Samsung Q40 review
Making a good ultraportable laptop is a tricky business, but there are a few manufacturers that have turned it into an art. Samsung is one of them, and it’s had considerable success in the past in getting the right mix between battery life, functional performance, usability and style. In this case, much of the groundwork for Samsung’s offering was done with its predecessor, the Q30, which had a sleek chassis and a great feeling of quality. However, there’s considerable competition from Sony when it comes to dinky, stylish ultraportables.
The VAIO VGN-TX3XP is clearly the main competitor. The Q40 has the confident stylishness to go toe-to-toe with the VAIO, with a sleek red lid (it also comes in silver) and no-fuss keyboard area. It near enough matches the dimensions and weight of the VAIO too: 1.2kg (with its small battery) and 286 x 196 x 22-32mm (WDH). The most obvious difference between the two is that the VAIO has an integrated DVD writer to the Q40’s external drive, while the Q40 is £267 cheaper. This price also includes a second, larger battery. Both Q40 batteries have power gauges too, so you can see how much charge is left without turning on the notebook or even plugging in a battery.
However, even using both batteries, the Q40 can’t match the five hours intensive use or nine hours light use of the single-battery VAIO. Combined, the batteries die a full hour before the VAIO in light use, although the large battery’s five-hour light-use score remains highly respectable. Still, the VAIO is a better travel option; there’s no external optical drive to lug around, nor a second battery to forget. Add these into the Q40, and its travelling weight increases to 1.9kg.
The Q40 is a fair bit cheaper, though, and yet it matches the VAIO in almost every other area. The keyboard is a particular pleasure to use, with just enough travel and resistance when pressing the keys. Despite its small dimensions, it remains big enough for free-flowing typing, and it’s well arranged too. It isn’t without some foibles – the Tab key, for example, is single width, but the overall quality is excellent. And the touchpad, while small, is smooth and responsive.
While not as well built as the keyboard, the chassis itself offers a reasonable level of protection against knocks. The thin plastic body is supported by a rigid magnesium alloy frame, so any flex in the chassis flex is minimised. However, the screen does bend alarmingly with a little force. But we could have copied this paragraph from our review of the TX3XP, as it shares exactly the same strengths and weaknesses.

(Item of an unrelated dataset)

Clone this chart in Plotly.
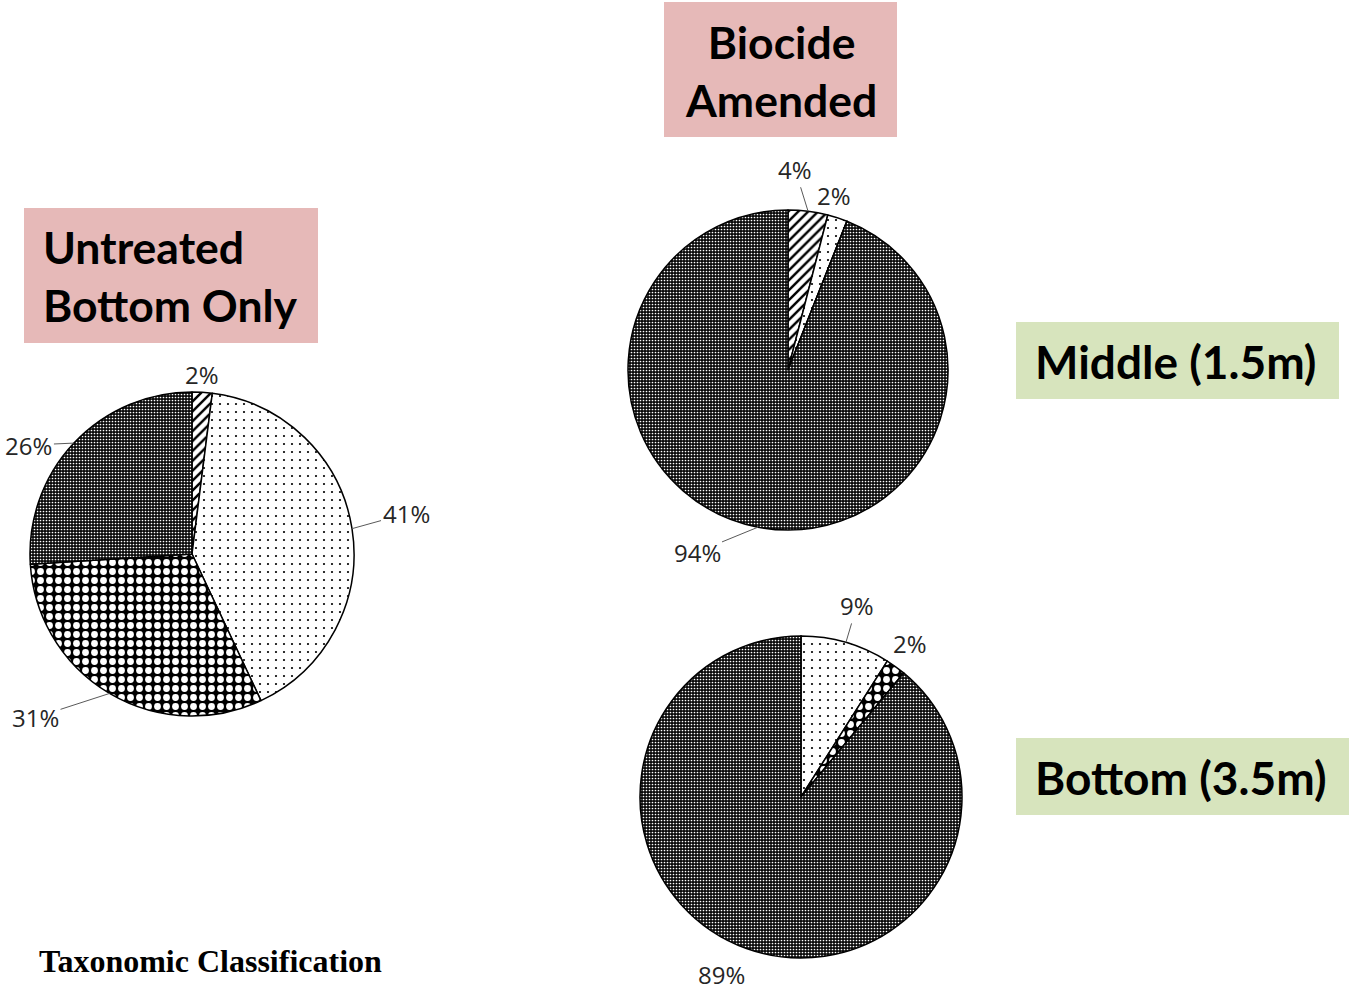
import math
import plotly.graph_objects as go

W, H = 1349, 990

# Data
categories = ["Group A", "Group B", "Group C", "Group D"]
untreated_bottom = [2, 41, 31, 26]
biocide_middle = [4, 2, 0, 94]
biocide_bottom = [0, 9, 2, 89]

# Styles
pattern_shapes = ["/", ".", ".", "."]
pattern_fg = ["black", "black", "white", "white"]
pattern_bg = ["white", "white", "black", "#0a0a0a"]
pattern_size = [7, 8, 9, 3]
pattern_solid = [0.35, 0.06, 0.45, 0.25]

# label placement (pixel offsets from slice edge midpoint, leader line on/off)
untreated_lbl = [(0, -18, False), (54, -15, True), (-74, 24, True), (-45, 2, True)]
middle_lbl = [(-13, -42, True), (-3, -22, False), None, (-61, 25, True)]
bottom_lbl = [None, (11, -37, True), (14, -23, False), (-25, 26, False)]

fig = go.Figure()


def px_dom(cx, cy, r):
    return dict(x=[(cx - r) / W, (cx + r) / W], y=[1 - (cy + r) / H, 1 - (cy - r) / H])


def pie(values, cx, cy, r, name, lbls):
    fig.add_trace(go.Pie(
        labels=categories, values=values, name=name,
        sort=False, direction="clockwise", rotation=0,
        textinfo="none",
        marker=dict(
            line=dict(color="black", width=1.5),
            pattern=dict(shape=pattern_shapes, fgcolor=pattern_fg, bgcolor=pattern_bg,
                         size=pattern_size, solidity=pattern_solid, fillmode="replace"),
        ),
        domain=px_dom(cx, cy, r), showlegend=False, hoverinfo="label+percent",
    ))
    total = sum(values)
    cum = 0
    for v, lb in zip(values, lbls):
        mid = (cum + v / 2) / total * 2 * math.pi
        cum += v
        if v <= 0 or lb is None:
            continue
        ex = cx + r * math.sin(mid)
        ey = cy - r * math.cos(mid)
        dx, dy, line = lb
        common = dict(xref="paper", yref="paper", x=ex / W, y=1 - ey / H,
                      text=f"{round(v / total * 100)}%",
                      font=dict(family="Open Sans", size=24, color="#262626"))
        if line:
            fig.add_annotation(**common, showarrow=True, arrowhead=0, arrowwidth=1,
                               arrowcolor="#595959", ax=dx, ay=dy, standoff=0)
        else:
            fig.add_annotation(**common, showarrow=False, xshift=dx, yshift=-dy,
                               xanchor="center", yanchor="middle")


pie(untreated_bottom, 192, 554, 162, "Untreated Bottom Only", untreated_lbl)
pie(biocide_middle, 788, 370, 160, "Biocide Middle (1.5m)", middle_lbl)
pie(biocide_bottom, 801, 797, 161, "Biocide Bottom (3.5m)", bottom_lbl)

pink = "#E6B9B8"
green = "#D7E4BD"


def box(x0, y0, x1, y1, color):
    fig.add_shape(type="rect", xref="paper", yref="paper",
                  x0=x0 / W, x1=x1 / W, y0=1 - y1 / H, y1=1 - y0 / H,
                  fillcolor=color, line_width=0, layer="below")


box(664, 2, 897, 137, pink)
box(24, 208, 318, 343, pink)
box(1016, 322, 1339, 399, green)
box(1016, 738, 1349, 815, green)

tfont = dict(family="Lato", size=44.5, color="black")
tfont2 = dict(family="Lato", size=46, color="black")
fig.add_annotation(x=781 / W, y=1 - 70 / H, xref="paper", yref="paper", showarrow=False,
                   text="<b>Biocide<br>Amended</b>", align="center", font=tfont,
                   xanchor="center", yanchor="middle")
fig.add_annotation(x=41 / W, y=1 - 275 / H, xref="paper", yref="paper", showarrow=False,
                   text="<b>Untreated<br>Bottom Only</b>", align="left", font=tfont,
                   xanchor="left", yanchor="middle")
fig.add_annotation(x=1176 / W, y=1 - 361 / H, xref="paper", yref="paper", showarrow=False,
                   text="<b>Middle (1.5m)</b>", align="center", font=tfont2,
                   xanchor="center", yanchor="middle")
fig.add_annotation(x=1181 / W, y=1 - 777 / H, xref="paper", yref="paper", showarrow=False,
                   text="<b>Bottom (3.5m)</b>", align="center", font=tfont2,
                   xanchor="center", yanchor="middle")
fig.add_annotation(x=37 / W, y=1 - 961 / H, xref="paper", yref="paper", showarrow=False,
                   text="<b>Taxonomic Classification</b>", align="left",
                   font=dict(family="Liberation Serif", size=32, color="black"),
                   xanchor="left", yanchor="middle")

fig.update_layout(width=W, height=H, margin=dict(l=0, r=0, t=0, b=0),
                  paper_bgcolor="white", plot_bgcolor="white")
fig.write_html("out.html")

The screen itself is a glossy, vibrant one, just as with the Sony, but it measures 12.1in diagonally with 1,280 x 768 pixels. The TX3XP has a smaller 11.1in screen with a DVD-friendly 16:9 aspect ratio, a 1,366 x 768 resolution and slightly more generous vertical viewing angles. The narrowness of the angle on the Q40 makes it appear to have uneven backlighting toward its vertical extremes, although it’s still perfectly usable in most situations.
Both ultraportables sport 1.2GHz Intel Core Solo U1400 CPUs, mobile-processing miracles that draw a maximum of 5.5W, while still being fast enough to handle the everyday demands of the travelling worker. The Q40 has 1.25GB of RAM to the VAIO’s 1GB, but it scores only 0.29 in our multitasking test to the 0.37 of the Sony. The hot-to-touch base of the Q40 makes us suspect some minor overheating, and CPU throttling occurred during benchmarking. Other key hardware is also remarkably similar: both ultraportables have 60GB hard disks, 802.11a/b/g and Bluetooth, and only two USB ports.